Note how many lines contain "chart" and give that number, with nothing else.

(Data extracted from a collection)
----------------

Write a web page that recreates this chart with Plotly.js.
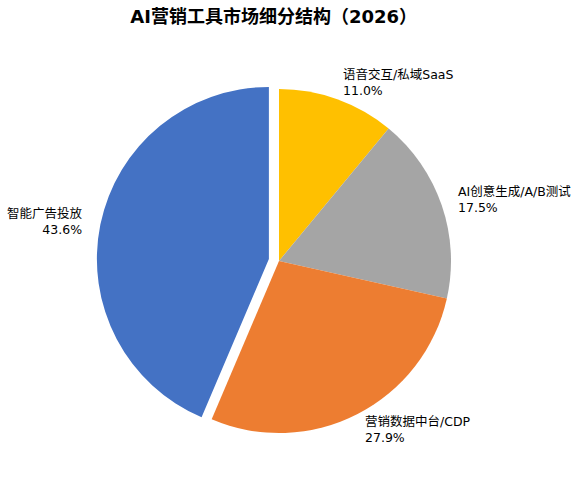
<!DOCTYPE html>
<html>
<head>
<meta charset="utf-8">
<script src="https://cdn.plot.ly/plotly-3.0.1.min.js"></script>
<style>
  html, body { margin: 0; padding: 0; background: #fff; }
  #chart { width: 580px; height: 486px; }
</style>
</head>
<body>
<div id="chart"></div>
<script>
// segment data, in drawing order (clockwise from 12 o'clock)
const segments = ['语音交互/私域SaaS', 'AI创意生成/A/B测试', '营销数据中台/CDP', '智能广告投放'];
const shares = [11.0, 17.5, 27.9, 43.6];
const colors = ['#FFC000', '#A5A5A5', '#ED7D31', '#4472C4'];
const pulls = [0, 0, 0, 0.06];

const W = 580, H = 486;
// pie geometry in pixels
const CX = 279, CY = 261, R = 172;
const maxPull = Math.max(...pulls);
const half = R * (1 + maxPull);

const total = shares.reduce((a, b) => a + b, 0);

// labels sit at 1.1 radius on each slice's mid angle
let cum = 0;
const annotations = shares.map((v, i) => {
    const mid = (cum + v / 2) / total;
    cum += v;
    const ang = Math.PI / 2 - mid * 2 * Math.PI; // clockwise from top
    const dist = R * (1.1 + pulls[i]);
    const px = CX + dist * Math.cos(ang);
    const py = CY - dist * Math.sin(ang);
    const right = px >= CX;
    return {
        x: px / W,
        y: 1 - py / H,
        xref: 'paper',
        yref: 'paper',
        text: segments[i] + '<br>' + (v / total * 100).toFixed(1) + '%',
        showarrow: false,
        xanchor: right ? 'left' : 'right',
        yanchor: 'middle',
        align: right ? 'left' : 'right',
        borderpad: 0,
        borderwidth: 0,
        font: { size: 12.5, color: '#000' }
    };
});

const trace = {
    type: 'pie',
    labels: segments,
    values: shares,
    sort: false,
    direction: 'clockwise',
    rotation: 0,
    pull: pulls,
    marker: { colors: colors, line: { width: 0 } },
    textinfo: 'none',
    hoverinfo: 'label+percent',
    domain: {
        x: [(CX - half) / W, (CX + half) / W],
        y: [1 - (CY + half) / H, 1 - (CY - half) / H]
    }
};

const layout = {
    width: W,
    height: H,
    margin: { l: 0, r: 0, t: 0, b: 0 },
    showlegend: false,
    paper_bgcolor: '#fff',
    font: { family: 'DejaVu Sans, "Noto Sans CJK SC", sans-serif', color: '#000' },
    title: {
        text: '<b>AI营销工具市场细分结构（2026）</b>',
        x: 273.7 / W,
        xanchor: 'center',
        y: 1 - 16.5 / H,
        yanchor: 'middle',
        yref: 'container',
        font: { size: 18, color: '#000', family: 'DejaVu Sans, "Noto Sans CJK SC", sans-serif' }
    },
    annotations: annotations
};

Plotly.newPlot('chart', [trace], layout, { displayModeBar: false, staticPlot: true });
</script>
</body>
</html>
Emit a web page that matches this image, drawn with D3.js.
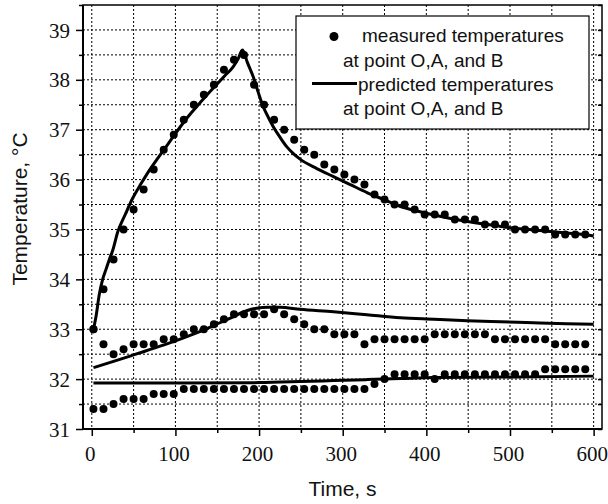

----------------

◆ **SOLUTION TO THIS PROBLEM**:
4